This post ran first on the Future Tense blog.
The opposition response to the State of the Union is normally a time to denounce the president and all his works. For the most part, Sen. Marco Rubio, R-Fla., kept to form last night, repeatedly slamming Barack Obama for his big government, job-killing agenda. But there was one area in which, perhaps without realizing it, Rubio and Obama agree: They both want to unleash a wave of innovation that could transform American higher education and finally bring the eternal problem of rising college prices to heel.
In his speech, Obama put colleges on notice about “skyrocketing costs [that] price way too many young people out of a higher education, or saddle them with unsustainable debt.” The blame, the president said, lies on campus. “Taxpayers cannot continue to subsidize the soaring cost of higher education. Colleges must do their part to keep costs down.”

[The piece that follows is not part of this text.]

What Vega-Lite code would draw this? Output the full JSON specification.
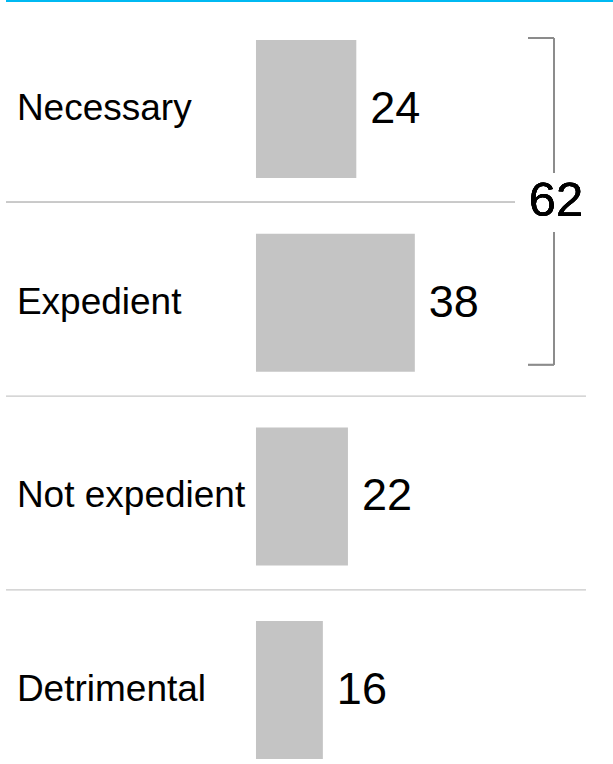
{
  "$schema": "https://vega.github.io/schema/vega-lite/v6.json",
  "width": 613,
  "height": 764,
  "padding": 0,
  "autosize": {"type": "none"},
  "background": "#ffffff",
  "config": {"view": {"stroke": null}, "text": {"font": "Liberation Sans", "color": "#000000"}},
  "data": {"values": [
    {"cat": "Necessary", "value": 24},
    {"cat": "Expedient", "value": 38},
    {"cat": "Not expedient", "value": 22},
    {"cat": "Detrimental", "value": 16}
  ]},
  "encoding": {
    "y": {"field": "cat", "type": "nominal", "sort": null, "axis": null,
      "scale": {"domain": ["Necessary", "Expedient", "Not expedient", "Detrimental"], "range": [12.2, 786.9], "paddingInner": 0.2874, "paddingOuter": 0.1437}}
  },
  "layer": [
    {
      "mark": {"type": "bar", "color": "#c4c4c4"},
      "encoding": {
        "x": {"field": "value", "type": "quantitative", "axis": null, "scale": {"domain": [-61.24, 85.41], "nice": false, "zero": false}}
      }
    },
    {
      "mark": {"type": "text", "align": "left", "baseline": "middle", "fontSize": 45, "dx": 14},
      "encoding": {
        "x": {"field": "value", "type": "quantitative"},
        "text": {"field": "value"}
      }
    },
    {
      "mark": {"type": "text", "align": "left", "baseline": "middle", "fontSize": 37},
      "encoding": {
        "x": {"datum": -57.2, "type": "quantitative"},
        "text": {"field": "cat"}
      }
    },
    {
      "mark": {"type": "rule", "color": "#c8c8c8", "strokeWidth": 1.2},
      "encoding": {
        "x": {"datum": -59.8, "type": "quantitative"},
        "x2": {"datum": 61.96},
        "y": {"datum": "Necessary", "bandPosition": 1.174}
      }
    },
    {
      "transform": [{"filter": "datum.cat == 'Expedient' || datum.cat == 'Not expedient'"}],
      "mark": {"type": "rule", "color": "#c8c8c8", "strokeWidth": 1.2},
      "encoding": {
        "x": {"datum": -59.8, "type": "quantitative"},
        "x2": {"datum": 78.95},
        "y": {"field": "cat", "type": "nominal", "bandPosition": 1.177}
      }
    },
    {
      "mark": {"type": "rule", "color": "#00b9f2", "strokeWidth": 2.2},
      "encoding": {
        "x": {"datum": -59.8, "type": "quantitative"},
        "x2": {"datum": 85.41},
        "y": {"datum": "Necessary", "bandPosition": -0.283}
      }
    },
    {
      "mark": {"type": "rule", "color": "#8c8c8c", "strokeWidth": 1.5},
      "encoding": {
        "x": {"datum": 71.29, "type": "quantitative"},
        "y": {"datum": "Necessary", "bandPosition": -0.0145},
        "y2": {"datum": "Necessary", "bandPosition": 0.964}
      }
    },
    {
      "mark": {"type": "rule", "color": "#8c8c8c", "strokeWidth": 1.5},
      "encoding": {
        "x": {"datum": 71.29, "type": "quantitative"},
        "y": {"datum": "Expedient", "bandPosition": -0.012},
        "y2": {"datum": "Expedient", "bandPosition": 0.949}
      }
    },
    {
      "mark": {"type": "rule", "color": "#8c8c8c", "strokeWidth": 1.5},
      "encoding": {
        "x": {"datum": 65.07, "type": "quantitative"},
        "x2": {"datum": 71.29},
        "y": {"datum": "Necessary", "bandPosition": -0.0145}
      }
    },
    {
      "mark": {"type": "rule", "color": "#8c8c8c", "strokeWidth": 1.5},
      "encoding": {
        "x": {"datum": 65.07, "type": "quantitative"},
        "x2": {"datum": 71.29},
        "y": {"datum": "Expedient", "bandPosition": 0.949}
      }
    },
    {
      "mark": {"type": "rule", "color": "#ffffff", "strokeWidth": 58},
      "encoding": {
        "x": {"datum": 70.0, "type": "quantitative"},
        "x2": {"datum": 72.6},
        "y": {"datum": "Necessary", "bandPosition": 1.178}
      }
    },
    {
      "mark": {"type": "text", "align": "center", "baseline": "middle", "fontSize": 49},
      "encoding": {
        "x": {"datum": 71.77, "type": "quantitative"},
        "y": {"datum": "Necessary", "bandPosition": 1.167},
        "text": {"value": "62"}
      }
    }
  ]
}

But Obama’s truly revolutionary proposal was kept inside the more detailed policy agenda released by the White House directly after the speech. The administration proposed “establishing a new, alternative system of accreditation that would provide pathways for higher education models and colleges to receive federal student aid based on performance and results.” The existing accreditation system is a cabal of incumbent colleges and universities that controls access to the $140 billion that the federal government disburses to college students every year in grants and loans. Breaking up this monopoly would have far-reaching effects on the higher education market. Most importantly, it would create a level financial playing field for firms that provider higher education services but aren’t “colleges” in the traditional sense of the word.
Rubio’s response? He wants to do exactly the same thing. “We need student aid that does not discriminate against programs that non-traditional students rely on,” said Rubio, “like online courses, or degree programs that give you credit for work experience.”